# What you should do:
Transcribe the listing that follows in full, omitting pictures.

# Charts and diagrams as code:
-=-=-
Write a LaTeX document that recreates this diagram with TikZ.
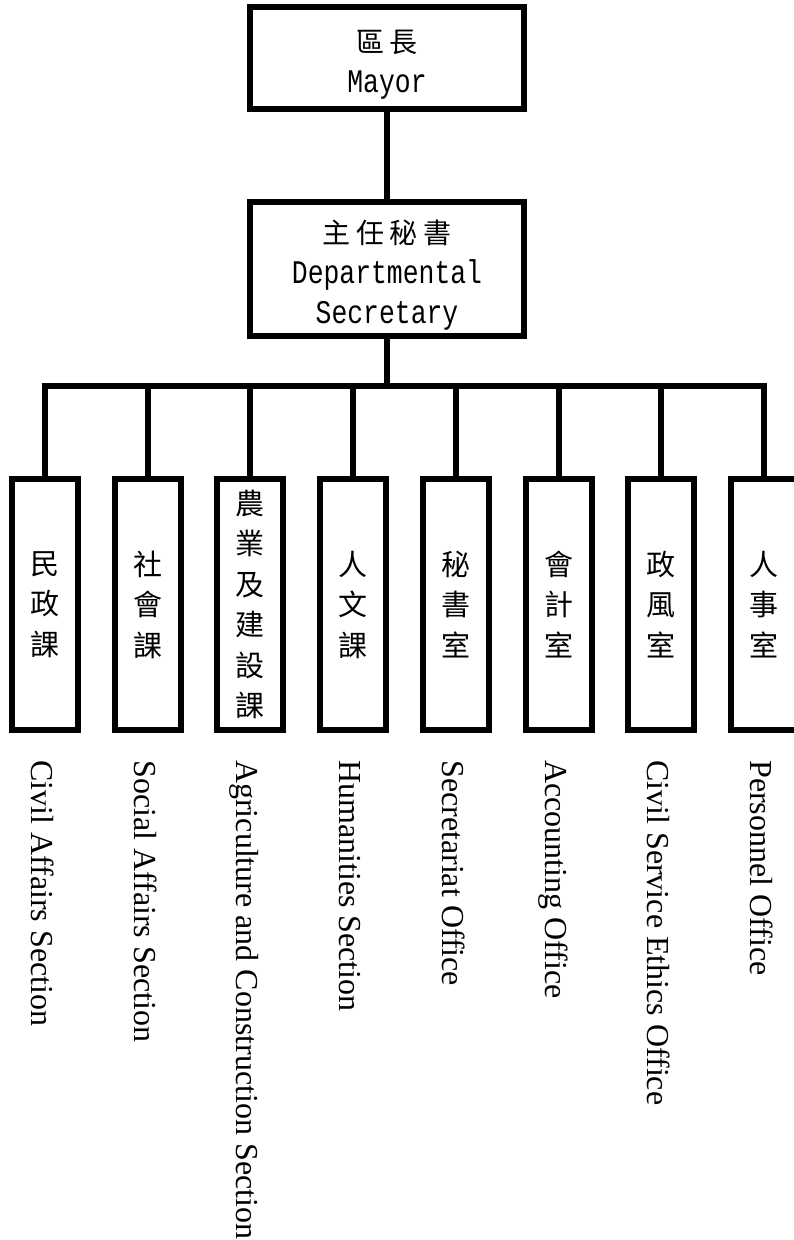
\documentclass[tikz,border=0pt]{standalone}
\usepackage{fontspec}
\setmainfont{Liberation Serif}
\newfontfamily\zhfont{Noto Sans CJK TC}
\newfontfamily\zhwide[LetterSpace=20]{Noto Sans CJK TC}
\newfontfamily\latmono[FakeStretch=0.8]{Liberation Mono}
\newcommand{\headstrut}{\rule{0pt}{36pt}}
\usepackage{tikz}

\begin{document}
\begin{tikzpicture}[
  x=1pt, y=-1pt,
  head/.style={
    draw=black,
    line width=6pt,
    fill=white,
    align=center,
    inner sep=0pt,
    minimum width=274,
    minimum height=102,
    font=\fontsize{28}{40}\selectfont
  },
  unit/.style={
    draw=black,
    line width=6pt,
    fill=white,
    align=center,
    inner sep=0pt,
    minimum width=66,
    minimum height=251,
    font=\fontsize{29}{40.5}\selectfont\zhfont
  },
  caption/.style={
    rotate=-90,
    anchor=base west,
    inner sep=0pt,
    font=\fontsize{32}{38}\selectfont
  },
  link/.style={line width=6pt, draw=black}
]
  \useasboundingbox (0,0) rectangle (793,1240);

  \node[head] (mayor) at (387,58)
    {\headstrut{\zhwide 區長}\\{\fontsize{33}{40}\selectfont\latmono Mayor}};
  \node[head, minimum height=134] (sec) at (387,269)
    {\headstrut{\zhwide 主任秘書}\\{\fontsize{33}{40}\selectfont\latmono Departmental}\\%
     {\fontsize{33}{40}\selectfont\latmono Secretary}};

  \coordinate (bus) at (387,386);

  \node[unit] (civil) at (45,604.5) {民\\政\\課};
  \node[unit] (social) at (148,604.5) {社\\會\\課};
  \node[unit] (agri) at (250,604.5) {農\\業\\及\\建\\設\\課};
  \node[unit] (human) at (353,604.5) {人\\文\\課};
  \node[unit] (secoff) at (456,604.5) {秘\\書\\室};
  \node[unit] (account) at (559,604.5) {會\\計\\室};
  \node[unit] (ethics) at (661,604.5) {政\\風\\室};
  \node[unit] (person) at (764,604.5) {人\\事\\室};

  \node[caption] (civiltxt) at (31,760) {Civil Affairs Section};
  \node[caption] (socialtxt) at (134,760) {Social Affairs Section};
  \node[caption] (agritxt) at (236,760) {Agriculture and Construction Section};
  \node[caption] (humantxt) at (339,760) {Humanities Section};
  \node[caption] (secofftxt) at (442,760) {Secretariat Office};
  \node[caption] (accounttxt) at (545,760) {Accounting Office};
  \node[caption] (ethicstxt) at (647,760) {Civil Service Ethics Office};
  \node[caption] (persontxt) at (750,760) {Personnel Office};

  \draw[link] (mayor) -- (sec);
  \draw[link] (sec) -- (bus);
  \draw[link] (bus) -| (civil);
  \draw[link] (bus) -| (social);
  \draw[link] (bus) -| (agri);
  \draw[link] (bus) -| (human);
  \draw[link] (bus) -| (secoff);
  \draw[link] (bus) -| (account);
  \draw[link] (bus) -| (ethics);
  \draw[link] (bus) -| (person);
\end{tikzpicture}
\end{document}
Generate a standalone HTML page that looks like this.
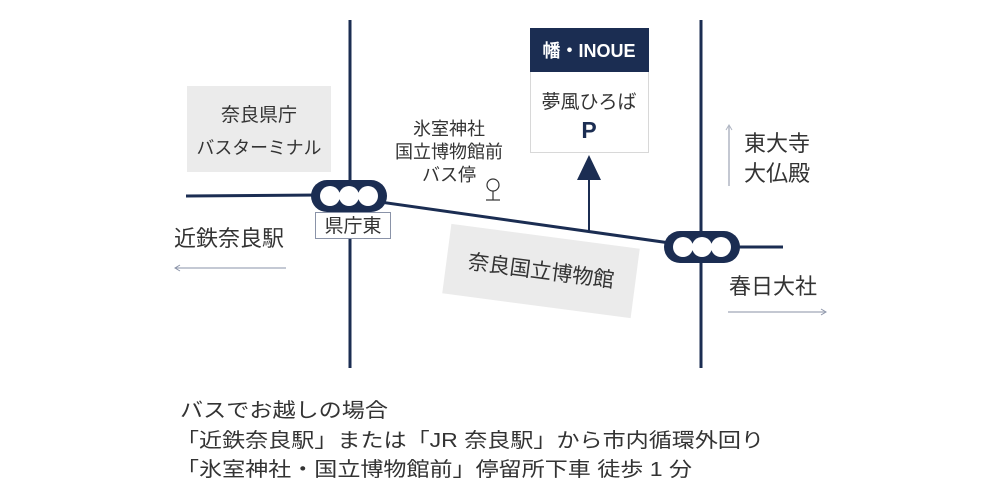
-=-=-
# Task response:
Write a LaTeX document that recreates this diagram with TikZ.
\documentclass[tikz,border=0pt]{standalone}
\usepackage{fontspec}
\setmainfont{Liberation Serif}
\newfontfamily\zhfont{Noto Sans CJK TC}
\newfontfamily\zhwide[LetterSpace=20]{Noto Sans CJK TC}
\newfontfamily\latmono[FakeStretch=0.8]{Liberation Mono}
\newcommand{\headstrut}{\rule{0pt}{36pt}}
\usepackage{tikz}

\begin{document}
\begin{tikzpicture}[
  x=1pt, y=-1pt,
  head/.style={
    draw=black,
    line width=6pt,
    fill=white,
    align=center,
    inner sep=0pt,
    minimum width=274,
    minimum height=102,
    font=\fontsize{28}{40}\selectfont
  },
  unit/.style={
    draw=black,
    line width=6pt,
    fill=white,
    align=center,
    inner sep=0pt,
    minimum width=66,
    minimum height=251,
    font=\fontsize{29}{40.5}\selectfont\zhfont
  },
  caption/.style={
    rotate=-90,
    anchor=base west,
    inner sep=0pt,
    font=\fontsize{32}{38}\selectfont
  },
  link/.style={line width=6pt, draw=black}
]
  \useasboundingbox (0,0) rectangle (793,1240);

  \node[head] (mayor) at (387,58)
    {\headstrut{\zhwide 區長}\\{\fontsize{33}{40}\selectfont\latmono Mayor}};
  \node[head, minimum height=134] (sec) at (387,269)
    {\headstrut{\zhwide 主任秘書}\\{\fontsize{33}{40}\selectfont\latmono Departmental}\\%
     {\fontsize{33}{40}\selectfont\latmono Secretary}};

  \coordinate (bus) at (387,386);

  \node[unit] (civil) at (45,604.5) {民\\政\\課};
  \node[unit] (social) at (148,604.5) {社\\會\\課};
  \node[unit] (agri) at (250,604.5) {農\\業\\及\\建\\設\\課};
  \node[unit] (human) at (353,604.5) {人\\文\\課};
  \node[unit] (secoff) at (456,604.5) {秘\\書\\室};
  \node[unit] (account) at (559,604.5) {會\\計\\室};
  \node[unit] (ethics) at (661,604.5) {政\\風\\室};
  \node[unit] (person) at (764,604.5) {人\\事\\室};

  \node[caption] (civiltxt) at (31,760) {Civil Affairs Section};
  \node[caption] (socialtxt) at (134,760) {Social Affairs Section};
  \node[caption] (agritxt) at (236,760) {Agriculture and Construction Section};
  \node[caption] (humantxt) at (339,760) {Humanities Section};
  \node[caption] (secofftxt) at (442,760) {Secretariat Office};
  \node[caption] (accounttxt) at (545,760) {Accounting Office};
  \node[caption] (ethicstxt) at (647,760) {Civil Service Ethics Office};
  \node[caption] (persontxt) at (750,760) {Personnel Office};

  \draw[link] (mayor) -- (sec);
  \draw[link] (sec) -- (bus);
  \draw[link] (bus) -| (civil);
  \draw[link] (bus) -| (social);
  \draw[link] (bus) -| (agri);
  \draw[link] (bus) -| (human);
  \draw[link] (bus) -| (secoff);
  \draw[link] (bus) -| (account);
  \draw[link] (bus) -| (ethics);
  \draw[link] (bus) -| (person);
\end{tikzpicture}
\end{document}
Generate a standalone HTML page that looks like this.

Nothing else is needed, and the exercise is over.